There are established El Nino-Southern Oscillation (ENSO) and Quasi-biennial Oscillation (QBO) teleconnections to the extratropics that alter the strength of the polar vortex. Here, we demonstrate non-linearity in the stratospheric polar vortex response to ENSO and QBO combined, in climate model simulations and observational data. We show that the combined effect of El Nino and QBO easterly phase (QBO-E) on the polar vortex is greater than the linear combination of the individual responses to El Nino and QBO-E separately. Observations support the model results, despite a relatively small sample of observed cases. We propose that non-linearity in the teleconnection to ENSO and QBO is caused by the combined effects of an increase in wave driving from El Nino and more poleward propagation of wave activity during QBO-E. Our results have implications for extreme winters when both El Nino and QBO-E are active.

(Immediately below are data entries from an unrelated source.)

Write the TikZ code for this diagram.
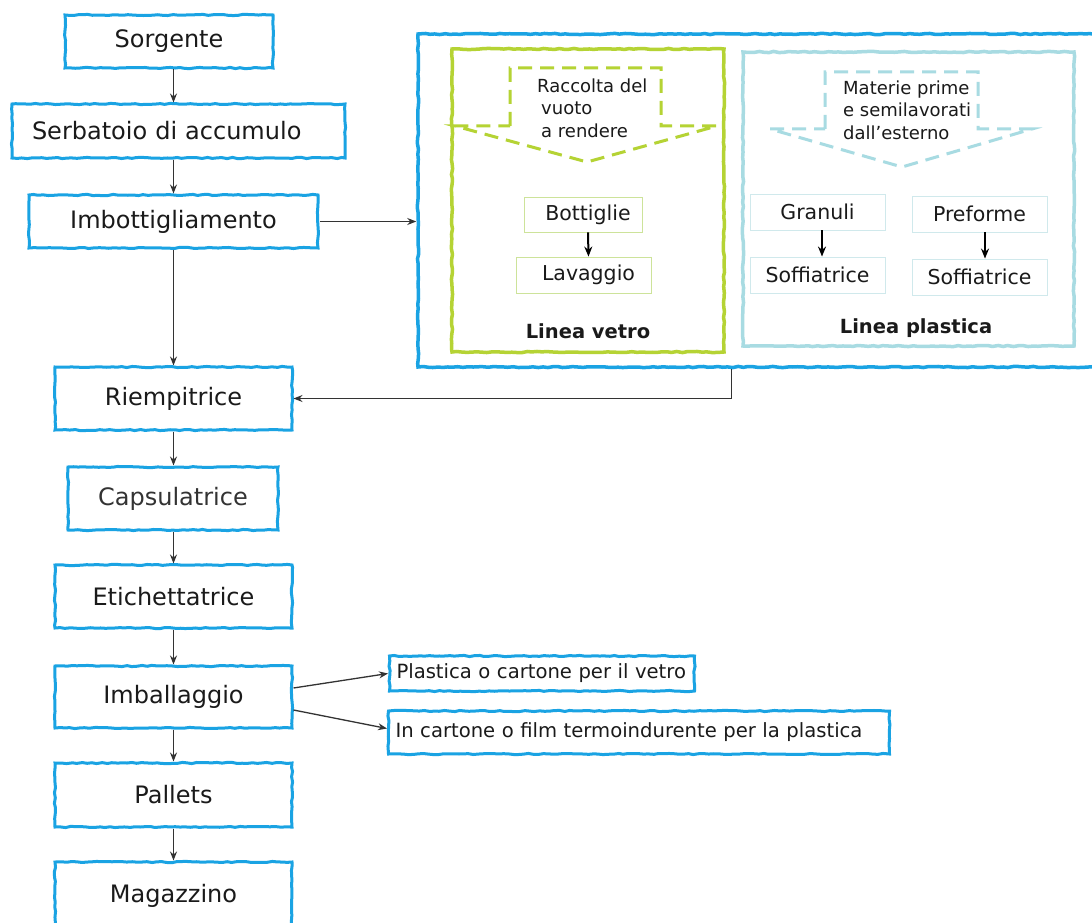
\documentclass[tikz,border=0pt]{standalone}
\usepackage{fontspec}
\setmainfont{DejaVu Sans}
\usetikzlibrary{arrows.meta,calc,decorations.pathmorphing}
\definecolor{mblue}{HTML}{1AA3E3}
\definecolor{vgreen}{HTML}{B5D334}
\definecolor{pblue}{HTML}{A8DBE2}
\definecolor{igreen}{HTML}{CDE39A}
\definecolor{iblue}{HTML}{D0E9EC}
\definecolor{txt}{HTML}{1A1A1A}
\definecolor{arrc}{HTML}{333333}
\pgfmathsetseed{7}
\begin{document}
\begin{tikzpicture}[x=1pt,y=-1pt,
  sketch/.style={decorate,decoration={random steps,segment length=5pt,amplitude=0.6pt}},
  mainbox/.style={draw=mblue,line width=3pt,fill=white,inner sep=0pt,text=txt,sketch,
    font=\fontsize{24}{28}\selectfont},
  outbox/.style={draw=mblue,line width=3pt,fill=white,inner sep=0pt,text=txt,sketch,
    font=\fontsize{19.6}{23}\selectfont,anchor=west,align=left},
  panel/.style={line width=3.5pt,fill=white,inner sep=0pt,sketch},
  innerbox/.style={line width=0.9pt,inner sep=0pt,text=txt,font=\fontsize{20.5}{24}\selectfont,
    minimum width=135,minimum height=36},
  dtext/.style={inner sep=0pt,text=txt,align=left,anchor=north west,
    font=\fontsize{18}{22.5}\selectfont},
  ptitle/.style={inner sep=0pt,text=txt,font=\fontsize{19.5}{23}\selectfont\bfseries},
  arr/.style={draw=arrc,line width=1.3pt,-{Stealth[length=9pt,width=7pt]}},
  iarr/.style={draw=black,line width=2pt,-{Stealth[length=10pt,width=8pt]}},
  gdash/.style={draw=vgreen,line width=3pt,dash pattern=on 14pt off 8pt},
  pdash/.style={draw=pblue,line width=3pt,dash pattern=on 14pt off 8pt}
]
\useasboundingbox (0,0) rectangle (1092,923);
\clip (0,0) rectangle (1092,923);
\fill[white] (0,0) rectangle (1092,923);

% main column
\node[mainbox,minimum width=208,minimum height=53] (sorg) at (169,41.5) {Sorgente};
\node[mainbox,minimum width=333,minimum height=54,text width=293,align=left,inner xsep=20pt] (serb) at (178.5,131) {Serbatoio di accumulo};
\node[mainbox,minimum width=289,minimum height=53] (imb) at (173.5,221.5) {Imbottigliamento};
\node[mainbox,minimum width=237,minimum height=63] (riemp) at (173.5,398.5) {Riempitrice};
\node[mainbox,minimum width=210,minimum height=63,text=arrc] (caps) at (173,498.5) {Capsulatrice};
\node[mainbox,minimum width=237,minimum height=63] (etich) at (173.5,596.5) {Etichettatrice};
\node[mainbox,minimum width=237,minimum height=62] (imball) at (173.5,697) {Imballaggio};
\node[mainbox,minimum width=237,minimum height=64] (pall) at (173.5,795) {Pallets};
\node[mainbox,minimum width=237,minimum height=68] (magaz) at (173.5,896) {Magazzino};

% output boxes
\node[outbox,minimum width=305,minimum height=35,text width=291,inner xsep=7pt] (out1) at (388,673.5) {Plastica o cartone per il vetro};
\node[outbox,minimum width=501,minimum height=43,text width=487,inner xsep=7pt] (out2) at (387,732.5) {In cartone o film termoindurente per la plastica};

% big panel
\node[panel,draw=mblue,minimum width=692,minimum height=333] (big) at (764,200.5) {};
\node[panel,draw=vgreen,minimum width=272,minimum height=303] (vetro) at (588,200.5) {};
\node[panel,draw=pblue,minimum width=331,minimum height=294] (plast) at (908.5,199) {};

% dashed arrows
\draw[gdash] (510,126) -- (510,68) -- (661,68) -- (661,126) -- (717,126) -- (587,162) -- (455,126) -- cycle;
\draw[pdash] (825,129) -- (825,72) -- (978,72) -- (978,129) -- (1032,129) -- (902,167) -- (770,129) -- cycle;
\node[dtext] (raccolta) at (537,78.5) {Raccolta del\\\hspace{4pt}vuoto\\\hspace{4pt}a rendere};
\node[dtext] (materie) at (843,80.5) {Materie prime\\e semilavorati\\dall’esterno};

% inner boxes
\node[innerbox,draw=igreen,minimum width=118,minimum height=35] (bott) at (583,214.5) {\hspace{10pt}Bottiglie};
\node[innerbox,draw=igreen] (lav) at (583.5,275) {\hspace{10pt}Lavaggio};
\node[innerbox,draw=iblue] (gran) at (817.5,212) {Granuli};
\node[innerbox,draw=iblue] (soff1) at (817.5,275) {Soffiatrice};
\node[innerbox,draw=iblue] (pref) at (979.5,214) {Preforme};
\node[innerbox,draw=iblue] (soff2) at (979.5,277) {Soffiatrice};
\node[ptitle] (lvetro) at (588,331) {Linea vetro};
\node[ptitle] (lplast) at (916,328) {Linea plastica};

\draw[iarr] ($(bott.south)+(5,0)$) -- ($(lav.north)+(5,0)$);
\draw[iarr] ($(gran.south)+(4.5,0)$) -- ($(soff1.north)+(4.5,0)$);
\draw[iarr] ($(pref.south)+(5.5,0)$) -- ($(soff2.north)+(5.5,0)$);

% connectors
\draw[arr] (sorg.south -| imb.north) -- (serb.north -| imb.north);
\draw[arr] (serb.south -| imb.north) -- (imb.north);
\draw[arr] (imb.east) -- (imb.east -| big.west);
\draw[arr] (imb.south) -- (riemp.north);
\draw[arr] ($(big.south west)+(315,0)$) |- (riemp.east);
\draw[arr] (riemp.south) -- (caps.north -| riemp.south);
\draw[arr] (caps.south -| riemp.south) -- (etich.north);
\draw[arr] (etich.south) -- (imball.north);
\draw[arr] (imball.south) -- (pall.north);
\draw[arr] (pall.south) -- (magaz.north);
\draw[arr] ($(imball.east)+(0,-9)$) -- (out1.west);
\draw[arr] ($(imball.east)+(0,13)$) -- ($(out2.west)+(0,-4)$);
\end{tikzpicture}
\end{document}
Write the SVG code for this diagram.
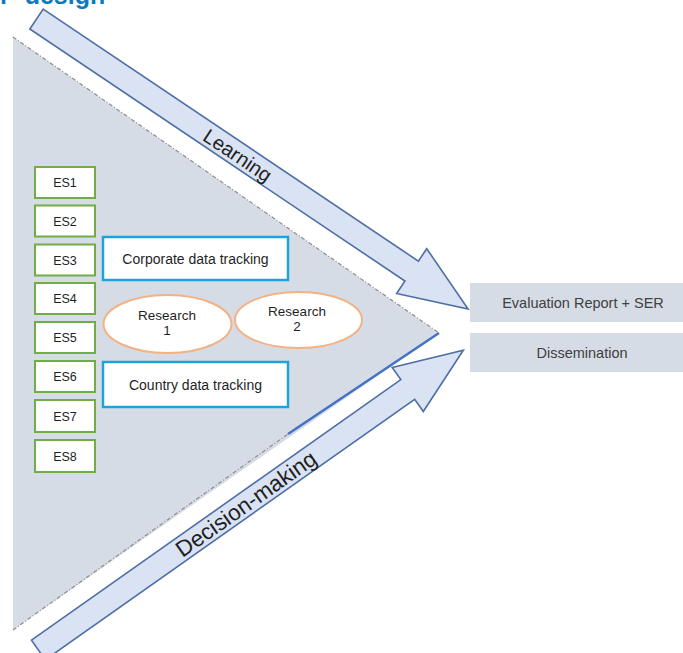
<svg xmlns="http://www.w3.org/2000/svg" width="683" height="653" viewBox="0 0 683 653">
  <style>
    .lbl { font-family: "Liberation Sans", Arial, sans-serif; fill: #1f1f1f; text-anchor: middle; }
    .es rect { fill: #ffffff; stroke: #70AD47; stroke-width: 2; }
    .track rect { fill: #ffffff; stroke: #1CA3DD; stroke-width: 2.5; }
    .research ellipse { fill: #ffffff; stroke: #F4B183; stroke-width: 2; }
    .out rect { fill: #D6DCE5; }
    .out text { fill: #404040; }
    .flow path { fill: #DAE3F3; stroke: #4E6EA6; stroke-width: 1.6; stroke-linejoin: miter; }
    .edge { fill: none; stroke: #8C8C8C; stroke-width: 1.2; stroke-dasharray: 4 2 1 2; }
  </style>

  <rect width="683" height="653" fill="#ffffff"/>

  <!-- heading, clipped at the top edge -->
  <text x="0" y="4" font-family="Liberation Sans, Arial, sans-serif" font-weight="bold" font-size="25" fill="#0A7BC2" word-spacing="8">r design</text>

  <!-- evaluation funnel -->
  <g id="funnel">
    <polygon points="13,37 439,333 13,630" fill="#D6DCE5"/>
    <line class="edge" x1="13" y1="37" x2="439" y2="333"/>
    <line class="edge" x1="13" y1="630" x2="288" y2="434"/>
    <line x1="288" y1="434" x2="439" y2="333" stroke="#4472C4" stroke-width="2.5"/>
  </g>

  <!-- block arrows -->
  <g id="flow-arrows" class="flow">
    <g id="arrow-learning" transform="translate(36.5,19) rotate(33.9)">
      <path d="M0,-12 L452,-12 L452,-27 L520,0 L452,27 L452,12 L0,12 Z"/>
      <text class="lbl" x="243" y="8" font-size="20">Learning</text>
    </g>
    <g id="arrow-decision" transform="translate(38.4,650) rotate(-35.2)">
      <path d="M0,-12 L452,-12 L452,-27 L520,0 L452,27 L452,12 L0,12 Z"/>
      <text class="lbl" x="254" y="8" font-size="22.5">Decision-making</text>
    </g>
  </g>

  <!-- evaluation studies -->
  <g id="es1" class="es"><rect x="35" y="167" width="60" height="31"/><text class="lbl" x="65" y="187" font-size="12.5">ES1</text></g>
  <g id="es2" class="es"><rect x="35" y="205.5" width="60" height="31"/><text class="lbl" x="65" y="225.5" font-size="12.5">ES2</text></g>
  <g id="es3" class="es"><rect x="35" y="244.5" width="60" height="31"/><text class="lbl" x="65" y="264.5" font-size="12.5">ES3</text></g>
  <g id="es4" class="es"><rect x="35" y="283" width="60" height="31"/><text class="lbl" x="65" y="303" font-size="12.5">ES4</text></g>
  <g id="es5" class="es"><rect x="35" y="322" width="60" height="31"/><text class="lbl" x="65" y="342" font-size="12.5">ES5</text></g>
  <g id="es6" class="es"><rect x="35" y="361" width="60" height="31"/><text class="lbl" x="65" y="381" font-size="12.5">ES6</text></g>
  <g id="es7" class="es"><rect x="35" y="400" width="60" height="32"/><text class="lbl" x="65" y="420.5" font-size="12.5">ES7</text></g>
  <g id="es8" class="es"><rect x="35" y="440" width="60" height="32"/><text class="lbl" x="65" y="460.5" font-size="12.5">ES8</text></g>

  <!-- data tracking -->
  <g id="corporate-tracking" class="track">
    <rect x="103" y="237" width="185" height="43"/>
    <text class="lbl" x="195.5" y="263.5" font-size="14">Corporate data tracking</text>
  </g>
  <g id="country-tracking" class="track">
    <rect x="103" y="362" width="185" height="45"/>
    <text class="lbl" x="195.5" y="390" font-size="14">Country data tracking</text>
  </g>

  <!-- research -->
  <g id="research-1" class="research">
    <ellipse cx="167.5" cy="324" rx="64" ry="29"/>
    <text class="lbl" x="167" y="320" font-size="13.5">Research</text>
    <text class="lbl" x="167" y="335" font-size="13.5">1</text>
  </g>
  <g id="research-2" class="research">
    <ellipse cx="298.5" cy="320" rx="63.5" ry="28"/>
    <text class="lbl" x="297" y="316" font-size="13.5">Research</text>
    <text class="lbl" x="297" y="330.5" font-size="13.5">2</text>
  </g>

  <!-- outputs -->
  <g id="evaluation-report" class="out">
    <rect x="470" y="283" width="220" height="39"/>
    <text class="lbl" x="583" y="307.5" font-size="14.5">Evaluation Report + SER</text>
  </g>
  <g id="dissemination" class="out">
    <rect x="470" y="333" width="220" height="39"/>
    <text class="lbl" x="582" y="357.5" font-size="14.5">Dissemination</text>
  </g>
</svg>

Plain Language Summary The El Nino-Southern Oscillation (ENSO) describes cycles of warmer and cooler sea surface temperatures in the tropical Pacific Ocean. The Quasi-biennial Oscillation (QBO) is a cycle of alternating easterly and westerly winds in the tropical stratosphere, around 15-40 km above ground. Although these climate cycles occur in the tropics, their impacts are felt far outside the tropics. Both ENSO and QBO are known to affect the stratospheric polar vortex, a band of strong winds that encircle the Arctic in winter. Here, we use climate model experiments and observations to quantify the effects of ENSO and QBO on the polar vortex, when these factors occur alone and in combination. Warm ENSO conditions, known as El Nino, and the easterly QBO phase both cause the polar vortex to weaken. We show that the polar vortex weakens more when El Nino and QBO easterly occur together than would be expected by the sum of their individual effects. Our results are relevant to seasonal forecasting of winter weather over Europe and North America, as a weakened polar vortex is often followed by abnormally cold weather. Our results imply that cold winters are more likely when both El Nino and easterly QBO conditions occur together, such as in 2009/10.